Luke wrote:Huseng wrote:I look forward to the day when we can offer spaghetti, not rice, to the preta.
Lol. That's the best thing I've read in a long time. If you ever write a book, that should be the last sentence.
And how about a mandala offering of muffins?

Why not apple pie too!
Buddhism is readily adaptable. If you look at the artwork this is most readily apparently.
Here is a Buddha from Gandhara:

Here is a Buddha from Korea:

Notice that the latter looks a bit more Korean than North Indian...
I'm fine with offering kimchi to the Buddhas of the ten directions, but spaghetti, muffins, apple pie or even Icelandic prune cake would just as well be suitable.
It will happen, though, the adaptation to new cultures. It already is. Ajahm Brahm in his dharma talks has spoken of this change. He said he wanted his temple to be suitable for Aussies and not just a reproduction of a temple in Thailand.
The immigrant communities in western nations tend to reproduce their version of Buddhism from home in their new countries. You also get kind of ethnic lines unconsciously drawn. The biggest factor is language. If a Buddhist temple operates entirely in Cambodian or Chinese, then it excludes everyone who doesn't know those languages (unfortunately including the kids of immigrants who might not speak their parents' language well or might not even know it).
And the truth is those kind of temples I imagine don't really want to be cosmopolitan. They serve a function of a community center as much as a religious institution. Religion comes second. I've seen this in both a Vietnamese temple as well as in a Chinese temple back in Canada. They nominally make an effort to include the average canuck with an interest in Buddhism, but not really -that- much effort.
I mean for example the first time I walked into a Foguangshan temple in Canada I was approached by this lady who more or less asked what I wanted. Not even a hello. I asked what kind of activities they have going on. Well, she handed me a pamphlet. They got meditation class once every two weeks Saturday morning and that's in English. The rest of the temple operates in Chinese. The second time I went to a Foguangshan temple was here in Tokyo where one nun told me I probably shouldn't attend the Sunday service because it might be troublesome. Another one was later mocking me and the other white guy asking which of us spoke better Chinese. Haha so funny that the
bairen know a bit of Mandarin.

I was kind of surprised that a nun of all people would be so racist.
Incidentally even in Tokyo, another Asian country, that temple doesn't really attract many Japanese. It is for Taiwanese expats. The locals are kind of sort of welcome, but like in Canada, not really...
Foguangshan is an interesting case in that it is a huge international organization with branch temples the world over, but at the end of the day it is a Chinese Buddhist organization for Chinese people. That isn't bad or sinister, but just reveals something about their approach and organization.

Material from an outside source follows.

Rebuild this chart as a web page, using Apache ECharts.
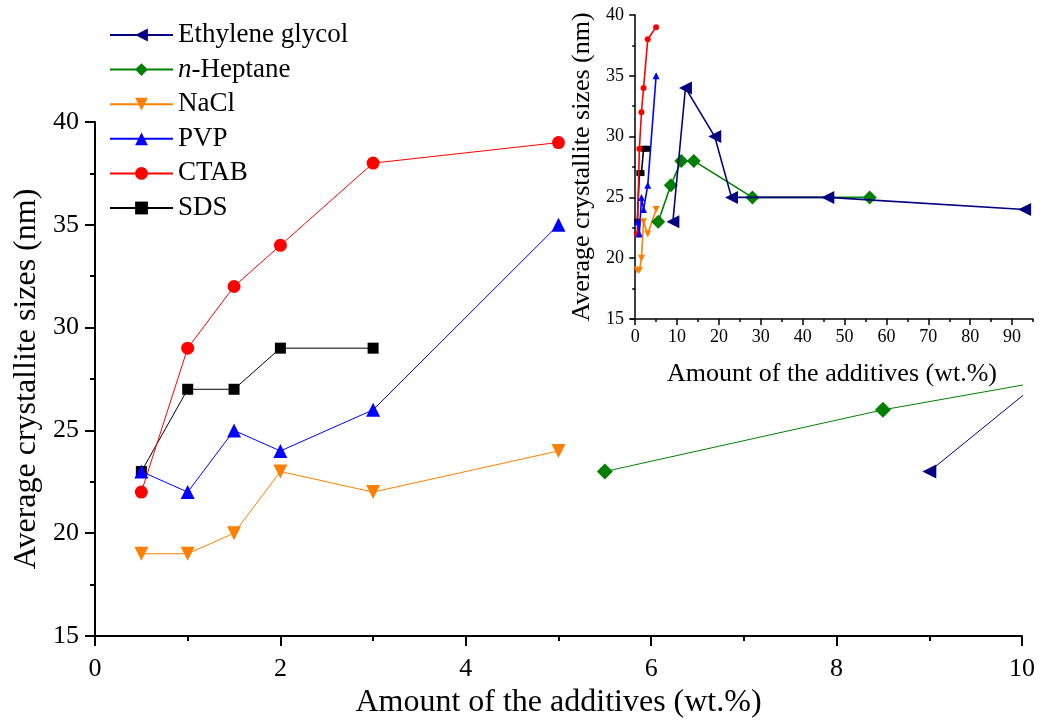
<!DOCTYPE html>
<html>
<head>
<meta charset="utf-8">
<script src="https://cdn.jsdelivr.net/npm/echarts@6/dist/echarts.min.js"></script>
<style>
  html, body { margin: 0; padding: 0; background: #fff; }
  #chart { width: 1041px; height: 724px; }
</style>
</head>
<body>
<div id="chart"></div>
<script>
// Crystallite size (nm) versus amount of additive (wt.%)
const seriesNames = ['Ethylene glycol', 'n-Heptane', 'NaCl', 'PVP', 'CTAB', 'SDS'];
const seriesColors = ['#000080', '#008000', '#ff8000', '#0000ff', '#ff0000', '#000000'];

const egX = [9, 12, 19, 23, 46, 93];
const egY = [23, 34, 30, 25, 25, 24];
const heptaneX = [5.5, 8.5, 11, 14, 28, 56];
const heptaneY = [23, 26, 28, 28, 25, 25];
const naclX = [0.5, 1, 1.5, 2, 3, 5];
const naclY = [19, 19, 20, 23, 22, 24];
const pvpX = [0.5, 1, 1.5, 2, 3, 5];
const pvpY = [23, 22, 25, 24, 26, 35];
const ctabX = [0.5, 1, 1.5, 2, 3, 5];
const ctabY = [22, 29, 32, 34, 38, 39];
const sdsX = [0.5, 1, 1.5, 2, 3];
const sdsY = [23, 27, 27, 29, 29];

const mainXTicks = [0, 2, 4, 6, 8, 10];
const mainYTicks = [15, 20, 25, 30, 35, 40];
const insetXLabels = [0, 10, 20, 30, 40, 50, 60, 70, 80, 90];
const insetXMinor = [5, 15, 25, 35, 45, 55, 65, 75, 85, 95];

const xs = [egX, heptaneX, naclX, pvpX, ctabX, sdsX];
const ys = [egY, heptaneY, naclY, pvpY, ctabY, sdsY];

const FONT = 'Liberation Serif';

function pairs(x, y) { return x.map((v, i) => [v, y[i]]); }

// symbol, rotation, size in main panel, size in inset
const marks = [
  { symbol: 'triangle', rotate: 90, main: 14, inset: 13 },
  { symbol: 'diamond', rotate: 0, main: 16, inset: 14 },
  { symbol: 'triangle', rotate: 180, main: 14, inset: 7 },
  { symbol: 'triangle', rotate: 0, main: 14, inset: 7 },
  { symbol: 'circle', rotate: 0, main: 13, inset: 6 },
  { symbol: 'rect', rotate: 0, main: 11, inset: 6 }
];

const series = [];
seriesNames.forEach((name, i) => {
  series.push({
    name: name,
    type: 'line',
    xAxisIndex: 0, yAxisIndex: 0,
    data: pairs(xs[i], ys[i]),
    symbol: marks[i].symbol,
    symbolRotate: marks[i].rotate,
    symbolSize: marks[i].main,
    showAllSymbol: true,
    clip: true,
    color: seriesColors[i],
    lineStyle: { width: 1, color: seriesColors[i] },
    itemStyle: { color: seriesColors[i] },
    emphasis: { disabled: true },
    animation: false,
    z: 2 + (5 - i)
  });
});
seriesNames.forEach((name, i) => {
  series.push({
    name: name,
    type: 'line',
    xAxisIndex: 1, yAxisIndex: 1,
    data: pairs(xs[i], ys[i]),
    symbol: marks[i].symbol,
    symbolRotate: marks[i].rotate,
    symbolSize: marks[i].inset,
    showAllSymbol: true,
    color: seriesColors[i],
    lineStyle: { width: 1.6, color: seriesColors[i] },
    itemStyle: { color: seriesColors[i] },
    emphasis: { disabled: true },
    animation: false,
    z: 2 + (5 - i)
  });
});

const option = {
  backgroundColor: '#fff',
  animation: false,
  legend: {
    orient: 'vertical',
    left: 104,
    top: 15,
    itemWidth: 63,
    itemHeight: 16,
    itemGap: 4.6,
    data: seriesNames,
    selectedMode: false,
    formatter: function (n) { return n === 'n-Heptane' ? '{i|n}-Heptane' : n; },
    textStyle: {
      fontFamily: FONT, fontSize: 27, lineHeight: 30, color: '#000',
      padding: [0, 0, 0, 0],
      rich: { i: { fontFamily: FONT, fontSize: 27, fontStyle: 'italic', color: '#000' } }
    }
  },
  grid: [
    { left: 95, top: 122, right: 19, bottom: 84, containLabel: false },
    { left: 631, top: 15, right: 8, bottom: 405, containLabel: false }
  ],
  xAxis: [
    {
      type: 'value', gridIndex: 0, min: mainXTicks[0], max: mainXTicks[mainXTicks.length - 1], interval: 2,
      name: 'Amount of the additives (wt.%)', nameLocation: 'middle', nameGap: 51,
      nameTextStyle: { fontFamily: FONT, fontSize: 32, color: '#000' },
      axisLine: { lineStyle: { color: '#000', width: 2 } },
      axisTick: { show: true, length: 10, lineStyle: { color: '#000', width: 2 } },
      minorTick: { show: true, splitNumber: 2, length: 5, lineStyle: { color: '#000', width: 2 } },
      axisLabel: { fontFamily: FONT, fontSize: 26, color: '#000', margin: 20 },
      splitLine: { show: false }
    },
    {
      type: 'value', gridIndex: 1, position: 'bottom', min: -1, max: 95,
      name: 'Amount of the additives (wt.%)', nameLocation: 'middle', nameGap: 42,
      nameTextStyle: { fontFamily: FONT, fontSize: 26, color: '#000' },
      axisLine: { lineStyle: { color: '#000', width: 1.5 } },
      axisTick: { show: true, length: 6, customValues: insetXLabels, lineStyle: { color: '#000', width: 1.5 } },
      axisLabel: { fontFamily: FONT, fontSize: 18, color: '#000', margin: 9, customValues: insetXLabels },
      splitLine: { show: false }
    },
    {
      type: 'value', gridIndex: 1, position: 'bottom', min: -1, max: 95,
      axisLine: { show: false },
      axisTick: { show: true, length: 3, customValues: insetXMinor, lineStyle: { color: '#000', width: 1.5 } },
      axisLabel: { show: false, customValues: insetXMinor },
      splitLine: { show: false }
    }
  ],
  yAxis: [
    {
      type: 'value', gridIndex: 0, min: mainYTicks[0], max: mainYTicks[mainYTicks.length - 1], interval: 5,
      name: 'Average crystallite sizes (nm)', nameLocation: 'middle', nameGap: 50,
      nameTextStyle: { fontFamily: FONT, fontSize: 32, color: '#000' },
      axisLine: { show: true, lineStyle: { color: '#000', width: 2 } },
      axisTick: { show: true, length: 10, lineStyle: { color: '#000', width: 2 } },
      minorTick: { show: true, splitNumber: 2, length: 5, lineStyle: { color: '#000', width: 2 } },
      axisLabel: { fontFamily: FONT, fontSize: 26, color: '#000', margin: 16 },
      splitLine: { show: false }
    },
    {
      type: 'value', gridIndex: 1, min: 15, max: 40, interval: 5,
      name: 'Average crystallite sizes (nm)', nameLocation: 'middle', nameGap: 36,
      nameTextStyle: { fontFamily: FONT, fontSize: 26, color: '#000' },
      axisLine: { show: true, lineStyle: { color: '#000', width: 1.5 } },
      axisTick: { show: true, length: 6, lineStyle: { color: '#000', width: 1.5 } },
      minorTick: { show: true, splitNumber: 2, length: 3, lineStyle: { color: '#000', width: 1.5 } },
      axisLabel: { fontFamily: FONT, fontSize: 18, color: '#000', margin: 7 },
      splitLine: { show: false }
    }
  ],
  series: series
};

const chart = echarts.init(document.getElementById('chart'), null, { renderer: 'canvas' });
chart.setOption(option);
</script>
</body>
</html>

On the western side there might be a lot of people interested in Buddhism, but from their angle they either don't know how to work out a positive interaction (or maybe just don't want to).
In any case, in such an environment do you expect the locals to really want to settle down in a temple where you're not entirely accepted? I mean be honest -- you're not accepted as "one of them" and they don't really want you there. They won't chase you away, but you won't want to devote long years of your life to such an organization. You might show up for the occasional event and bake sale, but serving on the board of directors or attending regular dharma talks in a language you don't understand?
That's why temples in the west are either known as "ethnic" or for predominately middle-class educated natives. There's little in-between.
It'd be nice if we could have cosmopolitan temples, but the language and cultural divide is quite clearly there.
Odd thing is that in the English speaking world a lot of the most well read and knowledgeable people on Buddhism are not Buddhist. They're researchers at universities who know heaps more than the average Buddhist. They don't practice, but they know a lot about the philosophy, rituals, history, etc... they're also the ones who write the quality books on Buddhism. It isn't necessarily monastics or even devoted lay Buddhists writing the quality books on Buddhism -- it is the non-Buddhist researchers.
Personally I think Buddhist thought should be done by actual Buddhists and not a bunch of armchair intellectuals who coin phrases like "Philosophical Buddhism" and claim to do that sans all the distasteful "Buddhist Religion". You see that kind of nonsense in academia all over the place.
So if you're going to make a Nalanda in the west, you'll first need temples where muffins and spaghetti are on the altar and THEN have properly educated and intelligent Buddhist scholars and meditation masters running a Buddhist university.